TALLAHASSEE — Wading into complicated tax and sovereignty issues, a federal appeals court Wednesday issued a split decision in a dispute between the state and the Seminole Tribe of Florida about rental and utility taxes on tribal property.
A three-judge panel of the 11th U.S. Circuit Court of Appeals said Florida is barred from imposing a real-estate rental tax on non-Seminole businesses that operate at tribal casinos in Tampa and Hollywood.
In the same 64-page ruling, however, the court rejected a tribal challenge to utility taxes collected on electricity used on Seminole property. That part of the ruling overturned a U.S. district judge, who ruled last year that the tribe should be shielded from the rental and utility taxes.
The rental-tax issue stems from leases that the tribe signed with two companies, Ark Hollywood LLC and Ark Tampa LLC, to provide food-court services at the Tampa and Hollywood casinos. Florida typically collects a 6 percent tax on commercial rent payments, but the Seminoles contended that the tax is prohibited at the casinos because of federal laws related, at least in part, to the sovereignty of tribal lands.
Wednesday's ruling said the Florida Department of Revenue sought to justify the rental tax by pointing to services and infrastructure that the state provides. But the court found that none of the services were tied to the business of renting commercial property at the Seminole facilities.
"Florida has not shown that the rental tax is designed to compensate for any state services or regulations related to the act of renting of commercial property on Indian land; rather, the interests the state advances are more akin to raising revenue for providing statewide services generally,'' said the ruling, written by appeals-court Judge Robin Rosenbaum and joined by judges Beverly Martin and L. Scott Coogler.
The court, however, sided with the state on the issue of what is known as a "gross receipts tax" on utility services. The tax is imposed on utility companies, but the tribe argued that the tax dollars would come from the Seminoles for electricity used on tribal lands. As a result, the tribe argued it should not have to pay the state tax.
But the court agreed with the Department of Revenue that the tax is imposed on utility companies and not directly on customers.

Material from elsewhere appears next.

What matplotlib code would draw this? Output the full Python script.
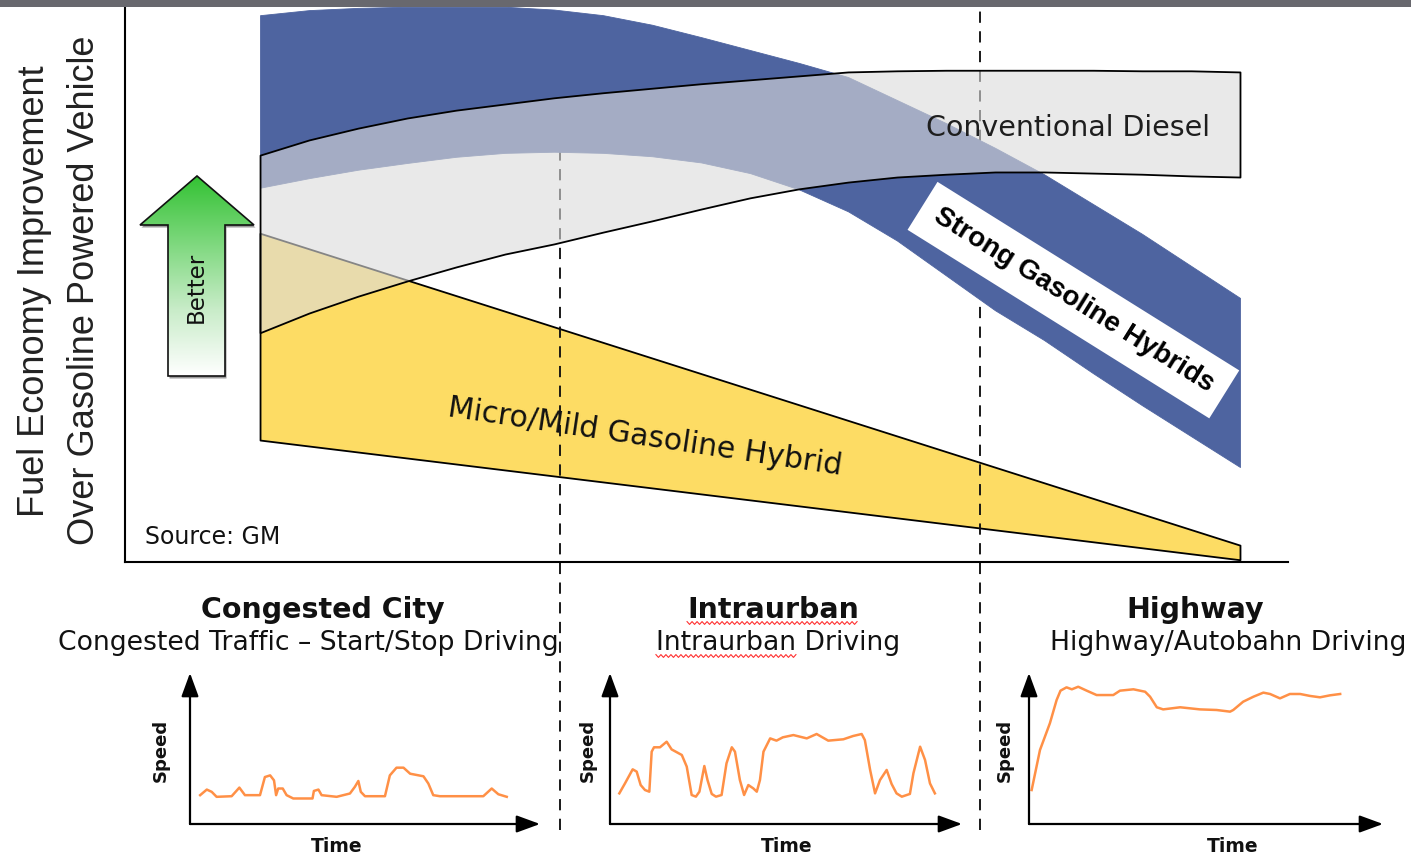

"Although an itemized amount of the utility tax becomes a component of the consumer's bill that is, in a sense, transmitted by the utility to the state once collected, it is key in our view that nothing about this section (of state law) requires a utility provider ever to itemize the tax,'' the ruling said. "Ultimately, then, there is no requirement from the Legislature to pass the tax through to the consumer, and it is the requirement that matters."